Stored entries
★ ★ ★

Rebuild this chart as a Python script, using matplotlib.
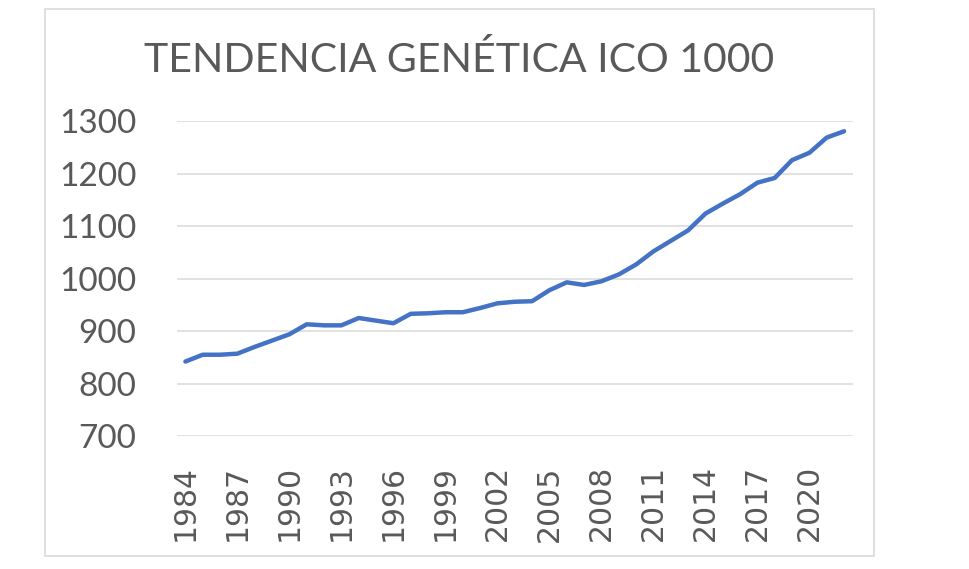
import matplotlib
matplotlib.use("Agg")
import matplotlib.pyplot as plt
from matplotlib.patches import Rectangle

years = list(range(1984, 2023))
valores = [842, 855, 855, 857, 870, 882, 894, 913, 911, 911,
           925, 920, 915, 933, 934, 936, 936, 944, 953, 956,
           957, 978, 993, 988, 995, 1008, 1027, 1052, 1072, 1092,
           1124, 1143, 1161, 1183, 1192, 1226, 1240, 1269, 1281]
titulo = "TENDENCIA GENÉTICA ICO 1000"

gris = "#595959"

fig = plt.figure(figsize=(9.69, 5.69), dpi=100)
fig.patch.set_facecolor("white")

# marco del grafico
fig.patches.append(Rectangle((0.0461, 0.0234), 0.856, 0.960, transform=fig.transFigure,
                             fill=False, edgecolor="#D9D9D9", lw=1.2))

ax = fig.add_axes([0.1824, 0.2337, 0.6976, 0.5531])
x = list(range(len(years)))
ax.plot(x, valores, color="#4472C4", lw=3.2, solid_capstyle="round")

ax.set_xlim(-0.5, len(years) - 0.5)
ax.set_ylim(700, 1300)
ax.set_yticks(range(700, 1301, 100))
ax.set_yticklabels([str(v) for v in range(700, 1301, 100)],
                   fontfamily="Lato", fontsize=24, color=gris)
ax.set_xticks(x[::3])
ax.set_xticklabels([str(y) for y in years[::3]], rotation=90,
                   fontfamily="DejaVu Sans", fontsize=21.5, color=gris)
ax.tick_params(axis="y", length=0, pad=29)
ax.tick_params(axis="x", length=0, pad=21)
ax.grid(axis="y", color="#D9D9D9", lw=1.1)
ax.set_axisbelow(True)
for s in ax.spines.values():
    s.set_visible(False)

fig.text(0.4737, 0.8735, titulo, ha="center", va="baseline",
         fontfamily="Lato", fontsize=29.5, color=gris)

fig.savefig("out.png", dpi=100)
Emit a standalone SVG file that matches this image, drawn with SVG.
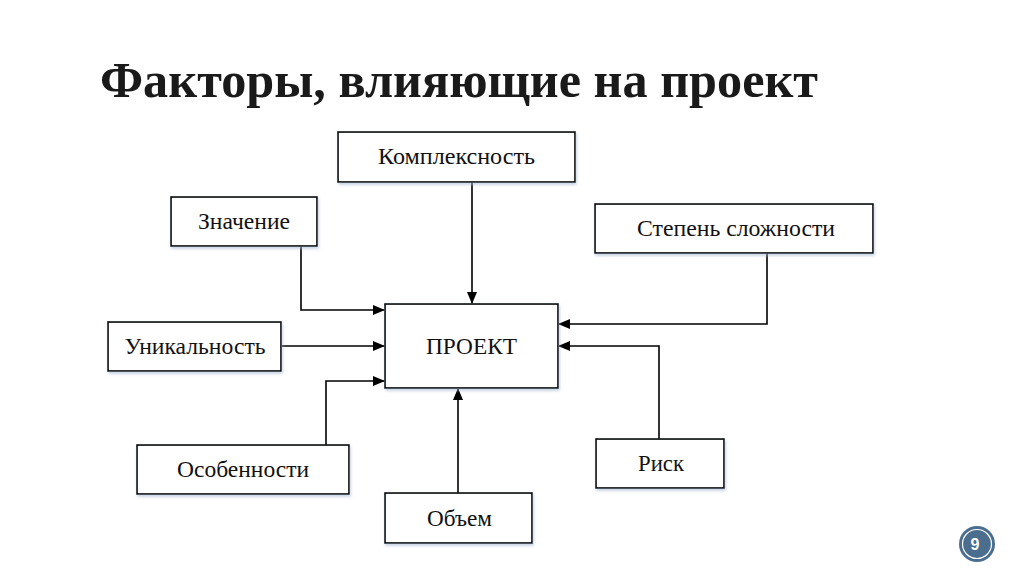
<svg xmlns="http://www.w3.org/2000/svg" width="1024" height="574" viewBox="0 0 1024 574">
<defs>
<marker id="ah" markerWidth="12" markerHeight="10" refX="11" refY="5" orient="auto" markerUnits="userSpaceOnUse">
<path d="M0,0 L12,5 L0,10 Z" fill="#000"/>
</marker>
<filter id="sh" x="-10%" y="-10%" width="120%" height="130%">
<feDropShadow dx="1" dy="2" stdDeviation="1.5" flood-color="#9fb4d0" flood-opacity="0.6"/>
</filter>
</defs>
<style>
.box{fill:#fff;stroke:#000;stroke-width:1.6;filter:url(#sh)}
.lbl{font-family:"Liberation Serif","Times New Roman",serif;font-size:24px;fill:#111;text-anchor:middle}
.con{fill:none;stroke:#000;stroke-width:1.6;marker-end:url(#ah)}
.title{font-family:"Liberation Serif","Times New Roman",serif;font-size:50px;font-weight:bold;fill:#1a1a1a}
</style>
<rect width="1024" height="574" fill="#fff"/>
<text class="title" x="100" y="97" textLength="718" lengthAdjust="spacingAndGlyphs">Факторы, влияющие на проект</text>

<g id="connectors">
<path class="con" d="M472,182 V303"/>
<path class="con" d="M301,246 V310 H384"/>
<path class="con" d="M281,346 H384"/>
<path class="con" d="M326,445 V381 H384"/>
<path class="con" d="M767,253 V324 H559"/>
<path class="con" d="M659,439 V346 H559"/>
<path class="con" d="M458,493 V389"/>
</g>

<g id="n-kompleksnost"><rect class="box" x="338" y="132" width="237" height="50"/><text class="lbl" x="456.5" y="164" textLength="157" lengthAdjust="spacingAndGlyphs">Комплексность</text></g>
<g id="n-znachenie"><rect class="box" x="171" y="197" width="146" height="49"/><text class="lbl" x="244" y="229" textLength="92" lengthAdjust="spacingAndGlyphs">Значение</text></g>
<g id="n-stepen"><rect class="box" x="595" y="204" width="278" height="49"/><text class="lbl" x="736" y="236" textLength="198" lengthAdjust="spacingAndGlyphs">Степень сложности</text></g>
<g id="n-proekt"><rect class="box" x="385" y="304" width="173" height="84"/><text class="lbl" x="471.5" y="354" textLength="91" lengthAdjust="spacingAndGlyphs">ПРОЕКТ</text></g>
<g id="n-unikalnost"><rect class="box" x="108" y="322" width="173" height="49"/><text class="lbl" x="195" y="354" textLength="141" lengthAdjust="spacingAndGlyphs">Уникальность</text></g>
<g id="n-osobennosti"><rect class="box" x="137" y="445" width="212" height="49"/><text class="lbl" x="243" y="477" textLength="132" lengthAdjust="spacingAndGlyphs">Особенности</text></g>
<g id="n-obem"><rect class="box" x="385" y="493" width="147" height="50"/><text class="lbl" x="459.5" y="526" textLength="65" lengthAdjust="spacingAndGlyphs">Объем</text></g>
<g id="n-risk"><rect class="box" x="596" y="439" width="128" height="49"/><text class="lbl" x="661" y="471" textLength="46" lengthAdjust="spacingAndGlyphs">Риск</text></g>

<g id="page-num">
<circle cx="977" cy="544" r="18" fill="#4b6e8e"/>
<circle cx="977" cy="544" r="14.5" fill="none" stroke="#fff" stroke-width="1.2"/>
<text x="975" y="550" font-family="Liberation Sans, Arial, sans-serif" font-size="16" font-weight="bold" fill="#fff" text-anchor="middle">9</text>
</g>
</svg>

★ ★ ★

--- WHAT IS NEEDED ---
Copy out all the data without changing anything, and drop the pictures.

--- RESULT BELOW ---
Rebuild this chart as a Python script, using matplotlib.
import matplotlib
matplotlib.use("Agg")
import matplotlib.pyplot as plt
from matplotlib.patches import Rectangle

years = list(range(1984, 2023))
valores = [842, 855, 855, 857, 870, 882, 894, 913, 911, 911,
           925, 920, 915, 933, 934, 936, 936, 944, 953, 956,
           957, 978, 993, 988, 995, 1008, 1027, 1052, 1072, 1092,
           1124, 1143, 1161, 1183, 1192, 1226, 1240, 1269, 1281]
titulo = "TENDENCIA GENÉTICA ICO 1000"

gris = "#595959"

fig = plt.figure(figsize=(9.69, 5.69), dpi=100)
fig.patch.set_facecolor("white")

# marco del grafico
fig.patches.append(Rectangle((0.0461, 0.0234), 0.856, 0.960, transform=fig.transFigure,
                             fill=False, edgecolor="#D9D9D9", lw=1.2))

ax = fig.add_axes([0.1824, 0.2337, 0.6976, 0.5531])
x = list(range(len(years)))
ax.plot(x, valores, color="#4472C4", lw=3.2, solid_capstyle="round")

ax.set_xlim(-0.5, len(years) - 0.5)
ax.set_ylim(700, 1300)
ax.set_yticks(range(700, 1301, 100))
ax.set_yticklabels([str(v) for v in range(700, 1301, 100)],
                   fontfamily="Lato", fontsize=24, color=gris)
ax.set_xticks(x[::3])
ax.set_xticklabels([str(y) for y in years[::3]], rotation=90,
                   fontfamily="DejaVu Sans", fontsize=21.5, color=gris)
ax.tick_params(axis="y", length=0, pad=29)
ax.tick_params(axis="x", length=0, pad=21)
ax.grid(axis="y", color="#D9D9D9", lw=1.1)
ax.set_axisbelow(True)
for s in ax.spines.values():
    s.set_visible(False)

fig.text(0.4737, 0.8735, titulo, ha="center", va="baseline",
         fontfamily="Lato", fontsize=29.5, color=gris)

fig.savefig("out.png", dpi=100)
Emit a standalone SVG file that matches this image, drawn with SVG.
<svg xmlns="http://www.w3.org/2000/svg" width="1024" height="574" viewBox="0 0 1024 574">
<defs>
<marker id="ah" markerWidth="12" markerHeight="10" refX="11" refY="5" orient="auto" markerUnits="userSpaceOnUse">
<path d="M0,0 L12,5 L0,10 Z" fill="#000"/>
</marker>
<filter id="sh" x="-10%" y="-10%" width="120%" height="130%">
<feDropShadow dx="1" dy="2" stdDeviation="1.5" flood-color="#9fb4d0" flood-opacity="0.6"/>
</filter>
</defs>
<style>
.box{fill:#fff;stroke:#000;stroke-width:1.6;filter:url(#sh)}
.lbl{font-family:"Liberation Serif","Times New Roman",serif;font-size:24px;fill:#111;text-anchor:middle}
.con{fill:none;stroke:#000;stroke-width:1.6;marker-end:url(#ah)}
.title{font-family:"Liberation Serif","Times New Roman",serif;font-size:50px;font-weight:bold;fill:#1a1a1a}
</style>
<rect width="1024" height="574" fill="#fff"/>
<text class="title" x="100" y="97" textLength="718" lengthAdjust="spacingAndGlyphs">Факторы, влияющие на проект</text>

<g id="connectors">
<path class="con" d="M472,182 V303"/>
<path class="con" d="M301,246 V310 H384"/>
<path class="con" d="M281,346 H384"/>
<path class="con" d="M326,445 V381 H384"/>
<path class="con" d="M767,253 V324 H559"/>
<path class="con" d="M659,439 V346 H559"/>
<path class="con" d="M458,493 V389"/>
</g>

<g id="n-kompleksnost"><rect class="box" x="338" y="132" width="237" height="50"/><text class="lbl" x="456.5" y="164" textLength="157" lengthAdjust="spacingAndGlyphs">Комплексность</text></g>
<g id="n-znachenie"><rect class="box" x="171" y="197" width="146" height="49"/><text class="lbl" x="244" y="229" textLength="92" lengthAdjust="spacingAndGlyphs">Значение</text></g>
<g id="n-stepen"><rect class="box" x="595" y="204" width="278" height="49"/><text class="lbl" x="736" y="236" textLength="198" lengthAdjust="spacingAndGlyphs">Степень сложности</text></g>
<g id="n-proekt"><rect class="box" x="385" y="304" width="173" height="84"/><text class="lbl" x="471.5" y="354" textLength="91" lengthAdjust="spacingAndGlyphs">ПРОЕКТ</text></g>
<g id="n-unikalnost"><rect class="box" x="108" y="322" width="173" height="49"/><text class="lbl" x="195" y="354" textLength="141" lengthAdjust="spacingAndGlyphs">Уникальность</text></g>
<g id="n-osobennosti"><rect class="box" x="137" y="445" width="212" height="49"/><text class="lbl" x="243" y="477" textLength="132" lengthAdjust="spacingAndGlyphs">Особенности</text></g>
<g id="n-obem"><rect class="box" x="385" y="493" width="147" height="50"/><text class="lbl" x="459.5" y="526" textLength="65" lengthAdjust="spacingAndGlyphs">Объем</text></g>
<g id="n-risk"><rect class="box" x="596" y="439" width="128" height="49"/><text class="lbl" x="661" y="471" textLength="46" lengthAdjust="spacingAndGlyphs">Риск</text></g>

<g id="page-num">
<circle cx="977" cy="544" r="18" fill="#4b6e8e"/>
<circle cx="977" cy="544" r="14.5" fill="none" stroke="#fff" stroke-width="1.2"/>
<text x="975" y="550" font-family="Liberation Sans, Arial, sans-serif" font-size="16" font-weight="bold" fill="#fff" text-anchor="middle">9</text>
</g>
</svg>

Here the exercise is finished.